Zhuravlev et al. (2014) mention the similarity of Multivasculatus and Aulophycus, which have been interpreted as sponges but have since been regarded as trace fossils containing hexactines (McMenamin et al. 2000). Multivasculatus is certainly an enigmatic fossil, but it shows multiple cup-like structures connected by a thin sheet, and does not resemble the Ophiomorpha- like Aulophycus at all (Howell and Van Houten 1940; JPB and LAM, personal observations). The regularity of the limited growth form of Decumbispongia, and of the placement of spicules (of multiple sizes, rather than a selected size range), precludes a trace fossil interpretation.
The overall morphology of Decumbispongia does indeed resemble some of the coprolites that Zhuravlev et al. (2014) draw attention to, but the problems of the curved, surface-parallel spicule rays, and their regular arrangement, still remain. The cololite of the trilobite Bergeroniellus illustrated by Ivantsov et al. (2005) contains a few hexactine spicules, but otherwise shows no similarity to Decumbispongia, being an insubstantial, straight trace along the centre of the axis; only a few spicules are visible, and these are disordered with no clear arrangement. Of the other examples provided for comparison, Zhu et al. (2013) do not record any spicules, while Vannier (2012) record some possible monaxon spicules that were considered to be accidentally ingested with sediment, and then discuss in detail why the other monaxial structures present were probably not spicules. None of these examples resemble the regular organisation of the skeleton on the surface of Decumbispongia.

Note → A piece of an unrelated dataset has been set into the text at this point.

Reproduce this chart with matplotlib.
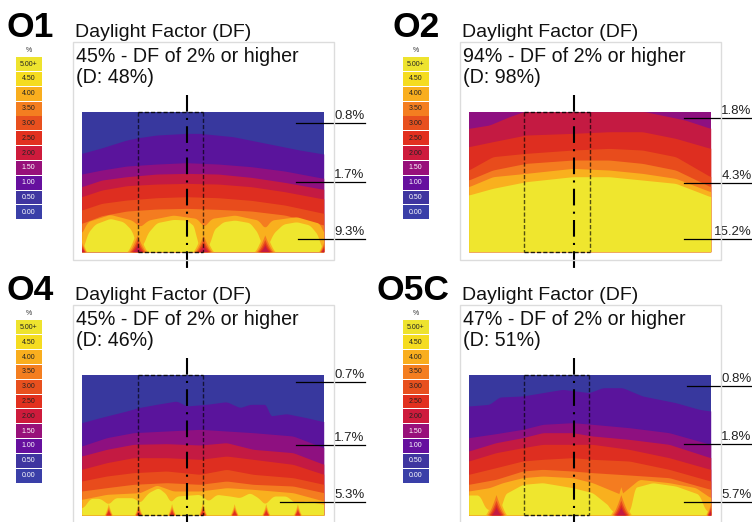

It is very difficult to interpret the consistently semi-toroid Decumbispongia as a cololite simply due to its curvature, which is presumably why the authors regard the complete and largest specimens (which show the strongest curvature) as coprolites— although there is no reason to assume that the specimen showing the best spicule arrangement was not the same shape as the other complete examples. There is a similar arrangement of spicules visible on the surfaces of those specimens that Zhuravlev et al. (2014) interpret as cololites and coprolites, and no clear difference in form, making the separation difficult to justify.
Overall, we do not think that the suggestions of Zhuravlev et al. can adequately explain the specific features of Decumbispongia that led to our interpretation of these specimens as sponges. If they represent the cololites or coprolites of large ecdysozoans, it is also difficult to explain the lack of any evidence for these organisms, despite the presence of bivalved arthropods and exquisitely preserved sponges in the deposit (Xiao et al. 2005). Instead, we suggest that an interpretation as sponges should be considered for any similar, spicule-bearing fossils that may otherwise be interpreted as cololites or coprolites. These fossils remain enigmatic, and we welcome the debate as it highlights their peculiar characteristics.